How to get the page number of an arbitrary PDF object?

Tags: page numbersopen actiondestinationinspect PDFiText 5

I am trying to find the page number of a PDF object using iText's Java API. The following code reads in the PDF file, and gets the object containing the open action. How do I get the page number of that object?

PdfReader soPdfItext = null;
try {
    soPdfItext = new PdfReader(new FileInputStream(f));
} catch (IOException e) { }
/* Get the catalog */
PdfDictionary soCatalog = soPdfItext.getCatalog();
/* Get the object referring to the open action */
PRIndirectReference soOpenActionReference =
    (PRIndirectReference) soCatalog.get(PdfName.OPENACTION);
/* Get the actual object containing the open action */
PdfObject soOpenActionObject =
    originalPdfItext.getPdfObject(soOpenActionReference.getNumber());

Now what?

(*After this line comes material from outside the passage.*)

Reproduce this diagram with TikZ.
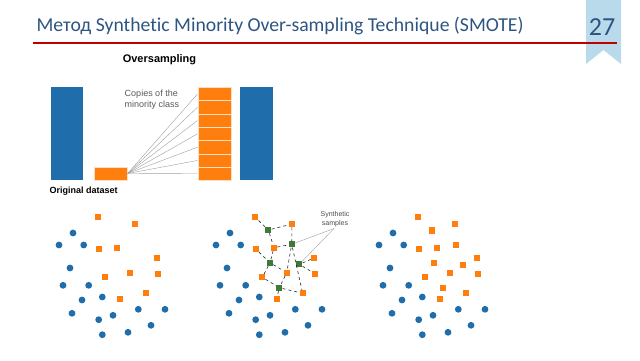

There is a class Document that contains a method getPageNumber(), but I'm not sure if a) it's relevant to what I want to do and b) if it is relevant, how to implement.

Posted on StackOverflow on Jun 15, 2015 by user271621

There are no such things as page numbers in a PDF. Pages are part of a page tree. This page tree consists of /Pages elements (the branches of the tree) and /Page elements (the leaves of the tree). The page index is calculated by traversing the different branches and leaves of the tree. Optionally, a PDF also defines /PageLabels. If you know the page index and if you have the definition of the page labels, you can derive the page number.

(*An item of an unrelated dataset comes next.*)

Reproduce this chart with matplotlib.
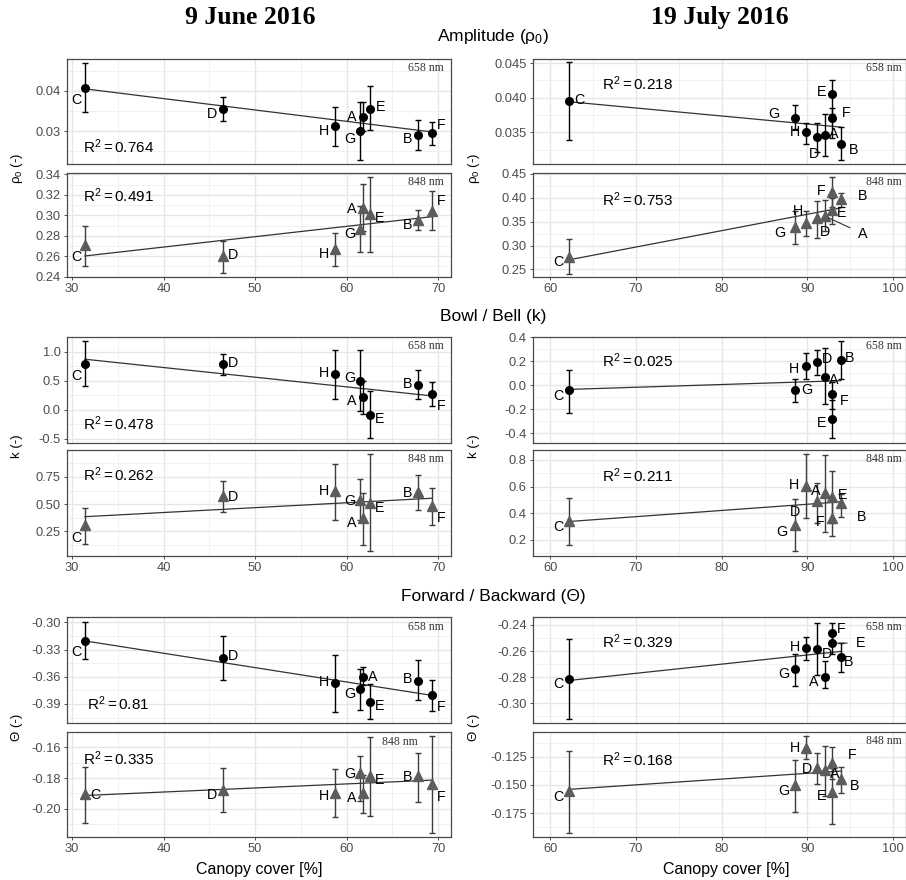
import numpy as np
import matplotlib.pyplot as plt
from matplotlib.ticker import MultipleLocator, AutoMinorLocator, FormatStrFormatter

plt.rcParams['font.family'] = ['Liberation Sans', 'DejaVu Sans']
plt.rcParams['axes.unicode_minus'] = False
plt.rcParams['mathtext.fontset'] = 'custom'
plt.rcParams['mathtext.rm'] = 'Liberation Sans'
plt.rcParams['mathtext.it'] = 'Liberation Sans:italic'

# plots A..H
sites = ['A', 'B', 'C', 'D', 'E', 'F', 'G', 'H']
cover_jun = [61.8, 67.8, 31.4, 46.5, 62.5, 69.3, 61.5, 58.7]
cover_jul = [92.0, 93.9, 62.2, 91.1, 92.9, 92.9, 88.5, 89.8]

# amplitude rho0
rho658_jun = [0.0336, 0.0290, 0.0408, 0.0355, 0.0356, 0.0294, 0.0300, 0.0312]
rho658_jun_lo = [0.0300, 0.0253, 0.0348, 0.0326, 0.0302, 0.0265, 0.0227, 0.0264]
rho658_jun_hi = [0.0371, 0.0327, 0.0470, 0.0385, 0.0412, 0.0323, 0.0371, 0.0359]
rho848_jun = [0.3073, 0.2951, 0.2713, 0.2602, 0.3015, 0.3040, 0.2864, 0.2672]
rho848_jun_lo = [0.2850, 0.2858, 0.2506, 0.2441, 0.2640, 0.2858, 0.2640, 0.2502]
rho848_jun_hi = [0.3304, 0.3050, 0.2900, 0.2752, 0.3377, 0.3233, 0.3090, 0.2826]
rho658_jul = [0.0346, 0.0333, 0.0395, 0.0343, 0.0406, 0.0371, 0.0371, 0.0350]
rho658_jul_lo = [0.0316, 0.0310, 0.0339, 0.0322, 0.0376, 0.0342, 0.0354, 0.0333]
rho658_jul_hi = [0.0376, 0.0358, 0.0452, 0.0363, 0.0425, 0.0385, 0.0389, 0.0364]
rho848_jul = [0.362, 0.397, 0.2765, 0.357, 0.375, 0.413, 0.3395, 0.3466]
rho848_jul_lo = [0.330, 0.380, 0.240, 0.316, 0.345, 0.380, 0.303, 0.320]
rho848_jul_hi = [0.395, 0.411, 0.313, 0.3935, 0.400, 0.4445, 0.372, 0.372]

# bowl / bell k
k658_jun = [0.217, 0.419, 0.793, 0.781, -0.098, 0.264, 0.500, 0.609]
k658_jun_lo = [-0.07, 0.19, 0.402, 0.591, -0.49, 0.062, -0.02, 0.19]
k658_jun_hi = [0.50, 0.678, 1.183, 0.966, 0.315, 0.476, 1.02, 1.022]
k848_jun = [0.368, 0.608, 0.304, 0.576, 0.512, 0.482, 0.537, 0.620]
k848_jun_lo = [0.120, 0.445, 0.132, 0.424, 0.068, 0.307, 0.350, 0.353]
k848_jun_hi = [0.604, 0.767, 0.463, 0.714, 0.957, 0.647, 0.730, 0.868]
k658_jul = [0.069, 0.214, -0.042, 0.192, -0.283, -0.069, -0.042, 0.161]
k658_jul_lo = [-0.158, 0.056, -0.228, 0.089, -0.439, -0.200, -0.139, 0.056]
k658_jul_hi = [0.311, 0.369, 0.130, 0.292, -0.120, 0.030, 0.056, 0.272]
k848_jul = [0.550, 0.475, 0.342, 0.492, 0.525, 0.362, 0.312, 0.607]
k848_jul_lo = [0.257, 0.375, 0.160, 0.330, 0.330, 0.232, 0.117, 0.362]
k848_jul_hi = [0.837, 0.543, 0.512, 0.630, 0.720, 0.500, 0.507, 0.842]

# forward / backward theta
th658_jun = [-0.3607, -0.3644, -0.3203, -0.3390, -0.3876, -0.3802, -0.3740, -0.3673]
th658_jun_lo = [-0.3690, -0.3857, -0.3408, -0.3636, -0.4070, -0.3975, -0.3967, -0.3986]
th658_jun_hi = [-0.3490, -0.3416, -0.3000, -0.3148, -0.3684, -0.3636, -0.3515, -0.3360]
th848_jun = [-0.1900, -0.1787, -0.1906, -0.1878, -0.1785, -0.1839, -0.1770, -0.1896]
th848_jun_lo = [-0.2026, -0.1954, -0.2091, -0.2024, -0.2048, -0.2160, -0.1950, -0.2056]
th848_jun_hi = [-0.1780, -0.1635, -0.1726, -0.1733, -0.1535, -0.1526, -0.1657, -0.1743]
th658_jul = [-0.2795, -0.2647, -0.2815, -0.2585, -0.2540, -0.2458, -0.2739, -0.2578]
th658_jul_lo = [-0.2884, -0.2762, -0.3122, -0.2780, -0.2620, -0.2520, -0.2867, -0.2670]
th658_jul_hi = [-0.2680, -0.2540, -0.2509, -0.2386, -0.2460, -0.2382, -0.2620, -0.2489]
th848_jul = [-0.1368, -0.1450, -0.1553, -0.1353, -0.1559, -0.1308, -0.1500, -0.1170]
th848_jul_lo = [-0.1600, -0.1573, -0.1921, -0.1494, -0.1845, -0.1450, -0.1736, -0.1270]
th848_jul_hi = [-0.1155, -0.1344, -0.1197, -0.1220, -0.1350, -0.1162, -0.1279, -0.1067]

r2_text = ['0.764', '0.491', '0.478', '0.262', '0.81', '0.335',
           '0.218', '0.753', '0.025', '0.211', '0.329', '0.168']

# label offsets in pixels (right, up) per panel
lab_off = [
    dict(C=(-9, -12), D=(-11, -4), H=(-11, -4), G=(-11, -7), A=(-11, 0), E=(11, 2), B=(-10, -3), F=(9, 9)),
    dict(C=(-9, -12), D=(10, 2), H=(-11, -4), G=(-11, -4), A=(-11, 0), E=(10, -4), B=(-10, -4), F=(9, 11)),
    dict(C=(-9, -12), D=(10, 2), H=(-11, 2), G=(-11, 3), A=(-11, -3), E=(10, -3), B=(-10, 2), F=(9, -11)),
    dict(C=(-9, -12), D=(10, 0), H=(-11, 1), G=(-11, 0), A=(-11, -4), E=(10, -5), B=(-10, 0), F=(9, -11)),
    dict(C=(-9, -11), D=(10, 2), H=(-11, 2), G=(-11, -4), A=(10, 1), E=(10, -4), B=(-10, 2), F=(9, -11)),
    dict(C=(10, 0), D=(-11, -4), H=(-11, -3), G=(-11, 0), A=(-11, -4), E=(10, -4), B=(-10, 0), F=(9, -12)),
    dict(C=(10, 2), G=(-21, 4), H=(-11, 1), D=(-3, -16), A=(9, 2), E=(-11, 2), F=(14, 5), B=(13, -5)),
    dict(C=(-11, -5), G=(-15, -6), H=(-8, 13), D=(8, -13), A=(38, -17), E=(9, -3), F=(-11, 1), B=(22, 4)),
    dict(C=(-11, -5), G=(12, 1), H=(-12, -2), D=(10, 4), A=(9, -2), F=(12, -7), E=(-11, -3), B=(9, 2)),
    dict(C=(-11, -5), G=(-13, -6), H=(-12, 1), D=(-22, -10), A=(-9, 3), E=(10, 2), F=(-12, -3), B=(21, -13)),
    dict(C=(-11, -4), G=(-11, -4), H=(-11, 2), D=(10, -4), A=(-11, -5), F=(9, 4), E=(28, 1), B=(8, -4)),
    dict(C=(-11, -5), G=(-11, -5), H=(-11, 0), D=(-10, 0), A=(10, -3), F=(20, 9), E=(-11, -4), B=(14, -6)),
]

# panel layout: (col, row, values, lo, hi, band, ylim, tick step, fmt, r2 pos)
panels = [
    (0, 0, rho658_jun, rho658_jun_lo, rho658_jun_hi, 658, (0.0218, 0.0479), 0.01, '%.2f', (0.042, 0.165)),
    (0, 1, rho848_jun, rho848_jun_lo, rho848_jun_hi, 848, (0.2397, 0.3413), 0.02, '%.2f', (0.042, 0.78)),
    (0, 2, k658_jun, k658_jun_lo, k658_jun_hi, 658, (-0.574, 1.253), 0.5, '%.1f', (0.042, 0.186)),
    (0, 3, k848_jun, k848_jun_lo, k848_jun_hi, 848, (0.023, 0.998), 0.25, '%.2f', (0.042, 0.77)),
    (0, 4, th658_jun, th658_jun_lo, th658_jun_hi, 658, (-0.411, -0.294), 0.03, '%.2f', (0.053, 0.186)),
    (0, 5, th848_jun, th848_jun_lo, th848_jun_hi, 848, (-0.2184, -0.150), 0.02, '%.2f', (0.041, 0.75)),
    (1, 0, rho658_jul, rho658_jul_lo, rho658_jul_hi, 658, (0.0304, 0.0456), 0.005, '%.3f', (0.184, 0.762)),
    (1, 1, rho848_jul, rho848_jul_lo, rho848_jul_hi, 848, (0.234, 0.452), 0.05, '%.2f', (0.184, 0.74)),
    (1, 2, k658_jul, k658_jul_lo, k658_jul_hi, 658, (-0.48, 0.403), 0.2, '%.1f', (0.184, 0.776)),
    (1, 3, k848_jul, k848_jul_lo, k848_jul_hi, 848, (0.08, 0.875), 0.2, '%.1f', (0.184, 0.755)),
    (1, 4, th658_jul, th658_jul_lo, th658_jul_hi, 658, (-0.3151, -0.2339), 0.02, '%.2f', (0.184, 0.767)),
    (1, 5, th848_jul, th848_jul_lo, th848_jul_hi, 848, (-0.1959, -0.1032), 0.025, '%.3f', (0.184, 0.74)),
]

col_x = [(0.0740, 0.4238), (0.5883, 0.4117)]
row_y = [(0.8136, 0.1193), (0.6852, 0.1182), (0.4966, 0.1205),
         (0.3682, 0.1205), (0.1784, 0.1205), (0.0489, 0.1193)]
col_xlim = [(29.45, 71.4), (58.0, 101.5)]
covers = [cover_jun, cover_jul]

fig = plt.figure(figsize=(9.06, 8.8), dpi=100)

for i, (col, row, v, lo, hi, band, ylim, step, fmt, r2pos) in enumerate(panels):
    x0, w = col_x[col]
    y0, h = row_y[row]
    ax = fig.add_axes([x0, y0, w, h])
    x = np.array(covers[col])
    v = np.array(v)
    lo = np.array(lo)
    hi = np.array(hi)

    if band == 658:
        mcol, ecol, mk, ms = 'black', 'black', 'o', 5.5
    else:
        mcol, ecol, mk, ms = '#5c5c5c', '#3c3c3c', '^', 6.5

    # regression line
    b = np.polyfit(x, v, 1)
    xs = np.array([x.min(), x.max()])
    ax.plot(xs, np.polyval(b, xs), color='#333333', lw=0.9, zorder=2)

    ax.errorbar(x, v, yerr=[v - lo, hi - v], fmt='none', ecolor=ecol,
                elinewidth=1.0, capsize=2.0, capthick=1.0, zorder=3)
    ax.plot(x, v, mk, color=mcol, ms=ms, zorder=4, clip_on=False)

    offs = lab_off[i]
    for s, xv, yv in zip(sites, x, v):
        dx, dy = offs[s]
        seg = np.hypot(dx, dy) > 26
        ax.annotate(s, (xv, yv), xytext=(dx * 0.72, dy * 0.72 - 0.5), textcoords='offset points',
                    ha='center', va='center', fontsize=10.3, color='black', zorder=5,
                    arrowprops=dict(arrowstyle='-', color='#333333', lw=0.8,
                                    shrinkA=4, shrinkB=3) if seg else None)

    ax.text(r2pos[0], r2pos[1], '$\\mathregular{R^2 = ' + r2_text[i] + '}$',
            transform=ax.transAxes, ha='left', va='center', fontsize=11)

    if col == 0 and row == 5:
        ax.text(0.867, 0.908, '848 nm', transform=ax.transAxes, ha='center', va='center',
                fontsize=8.5, family='Liberation Serif', color='#333333')
    else:
        ax.text(0.982 if col == 0 else 0.988, 0.91, '%d nm' % band, transform=ax.transAxes,
                ha='right', va='center', fontsize=8.5, family='Liberation Serif', color='#333333')

    ax.set_xlim(col_xlim[col])
    ax.set_ylim(ylim)
    ax.xaxis.set_major_locator(MultipleLocator(10))
    ax.xaxis.set_minor_locator(MultipleLocator(5))
    ax.yaxis.set_major_locator(MultipleLocator(step))
    ax.yaxis.set_minor_locator(AutoMinorLocator(2))
    ax.yaxis.set_major_formatter(FormatStrFormatter(fmt))
    ax.grid(which='major', color='#E6E6E6', lw=1.0)
    ax.grid(which='minor', color='#EFEFEF', lw=0.6)
    ax.set_axisbelow(True)
    ax.tick_params(which='major', length=2.5, width=0.6, color='#333333',
                   labelcolor='#4D4D4D', labelsize=9.3, pad=2)
    ax.tick_params(which='minor', length=0)
    if row % 2 == 0:
        ax.tick_params(axis='x', which='major', length=0, labelbottom=False)
    for sp in ax.spines.values():
        sp.set_color('#4a4a4a')
        sp.set_linewidth(0.9)

# titles and axis texts
fig.text(0.276, 0.980, '9 June 2016', ha='center', va='center', fontsize=18.5,
         fontweight='bold', family='Liberation Serif')
fig.text(0.795, 0.980, '19 July 2016', ha='center', va='center', fontsize=18.5,
         fontweight='bold', family='Liberation Serif')
fig.text(0.544, 0.959, 'Amplitude ($\\mathregular{\\rho_0}$)', ha='center', va='center', fontsize=12.5)
fig.text(0.544, 0.640, 'Bowl / Bell (k)', ha='center', va='center', fontsize=12.5)
fig.text(0.544, 0.322, 'Forward / Backward (Θ)', ha='center', va='center', fontsize=12.5)

ylabels = ['$\\mathregular{\\rho_0}$ (-)', 'k (-)', 'Θ (-)']
ycent = [1 - 168 / 880, 1 - 446.5 / 880, 1 - 727 / 880]
for lab, yc in zip(ylabels, ycent):
    for xc in (0.019, 0.523):
        fig.text(xc, yc, lab, rotation=90, ha='center', va='center', fontsize=9.5)

fig.text(0.286, 0.0114, 'Canopy cover [%]', ha='center', va='center', fontsize=11.5)
fig.text(0.802, 0.0114, 'Canopy cover [%]', ha='center', va='center', fontsize=11.5)

fig.savefig('out.png', dpi=100)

You are extracting an PdfObject that represents an open action. It can be a PdfDictionary or a PdfArray.

PdfDictionary

If the PdfObject is an instance of a PdfDictionary, then you need to look at the /S item of this dictionary to find out which type of action will be triggered.

  • That action could be some JavaScript. If that JavaScript contains an action that jumps to a specific page, there might be a page number in that method.

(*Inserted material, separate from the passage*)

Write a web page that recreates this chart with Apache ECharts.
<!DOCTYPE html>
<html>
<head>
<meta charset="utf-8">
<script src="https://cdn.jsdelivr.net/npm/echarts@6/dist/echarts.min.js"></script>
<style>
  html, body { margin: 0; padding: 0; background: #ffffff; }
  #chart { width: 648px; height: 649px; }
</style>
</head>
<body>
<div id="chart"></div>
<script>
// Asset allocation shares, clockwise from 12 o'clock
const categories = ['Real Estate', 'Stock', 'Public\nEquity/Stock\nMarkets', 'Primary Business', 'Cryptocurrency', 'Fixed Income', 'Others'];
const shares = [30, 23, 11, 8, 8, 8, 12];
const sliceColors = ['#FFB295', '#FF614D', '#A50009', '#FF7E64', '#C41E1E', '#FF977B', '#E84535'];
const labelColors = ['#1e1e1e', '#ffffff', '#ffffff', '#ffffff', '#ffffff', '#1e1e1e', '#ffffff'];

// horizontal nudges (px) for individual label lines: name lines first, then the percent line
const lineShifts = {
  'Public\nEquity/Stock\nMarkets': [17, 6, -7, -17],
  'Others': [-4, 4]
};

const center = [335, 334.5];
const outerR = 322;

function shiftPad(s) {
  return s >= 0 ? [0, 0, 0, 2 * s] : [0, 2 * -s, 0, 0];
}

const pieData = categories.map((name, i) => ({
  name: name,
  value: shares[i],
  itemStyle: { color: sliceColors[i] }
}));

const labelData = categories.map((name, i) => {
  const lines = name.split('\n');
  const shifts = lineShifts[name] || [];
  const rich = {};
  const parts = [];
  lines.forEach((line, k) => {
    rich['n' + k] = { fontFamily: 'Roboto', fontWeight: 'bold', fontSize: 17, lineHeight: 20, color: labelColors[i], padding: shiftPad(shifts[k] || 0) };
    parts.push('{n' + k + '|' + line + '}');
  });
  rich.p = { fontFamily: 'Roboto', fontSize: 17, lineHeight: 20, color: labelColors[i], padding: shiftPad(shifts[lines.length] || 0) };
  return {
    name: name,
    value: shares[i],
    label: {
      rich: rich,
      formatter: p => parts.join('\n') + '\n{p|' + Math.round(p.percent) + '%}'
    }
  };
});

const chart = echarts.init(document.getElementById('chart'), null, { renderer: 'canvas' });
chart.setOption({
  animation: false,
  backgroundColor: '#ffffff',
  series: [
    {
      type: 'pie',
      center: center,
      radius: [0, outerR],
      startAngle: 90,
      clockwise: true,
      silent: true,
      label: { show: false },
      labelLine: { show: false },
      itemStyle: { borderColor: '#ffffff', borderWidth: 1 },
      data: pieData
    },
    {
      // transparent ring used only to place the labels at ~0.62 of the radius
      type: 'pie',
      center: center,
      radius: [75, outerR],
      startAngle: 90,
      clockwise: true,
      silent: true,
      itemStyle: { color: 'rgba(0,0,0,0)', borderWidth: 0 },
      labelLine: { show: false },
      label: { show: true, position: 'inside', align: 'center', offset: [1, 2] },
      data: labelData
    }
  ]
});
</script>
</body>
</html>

  • That action could be a GoTo action, in which case you need to look at the /D entry for the destination (*).

There are 20 possible types of actions, and actions can be chained, so it's up to you to loop through the action chain and to examine every possible action.

This is an example:

/OpenAction<</D[8 0 R/Fit]/S/GoTo>>

The << and >> indicate that the open action is described using a dictionary. The /S shows that you have a /GoTo action and /D describes the destination.

PdfArray

If the PdfAction is an instance of a PdfArray, then this array is a destination (*).

This is an example:

/OpenAction[6 0 R/XYZ 0 806 0]

(*) Destination

A destination is an array that consists of a variable number of elements. These are some examples:

[8 0 R/Fit]
[6 0 R/XYZ 0 806 0]

The first example is an array with two elements 8 0 R and /Fit. The second example is an array with four elements 6 0 R, /XYZ, 0, 806 and 0. You need the first element. It doesn't give you the page number (because there is no such thing as page numbers), but it gives you a reference to the /Page object. Based on that reference, you can deduce the page number by looping over the page tree and comparing the object number of a specific page with the object number in the destination.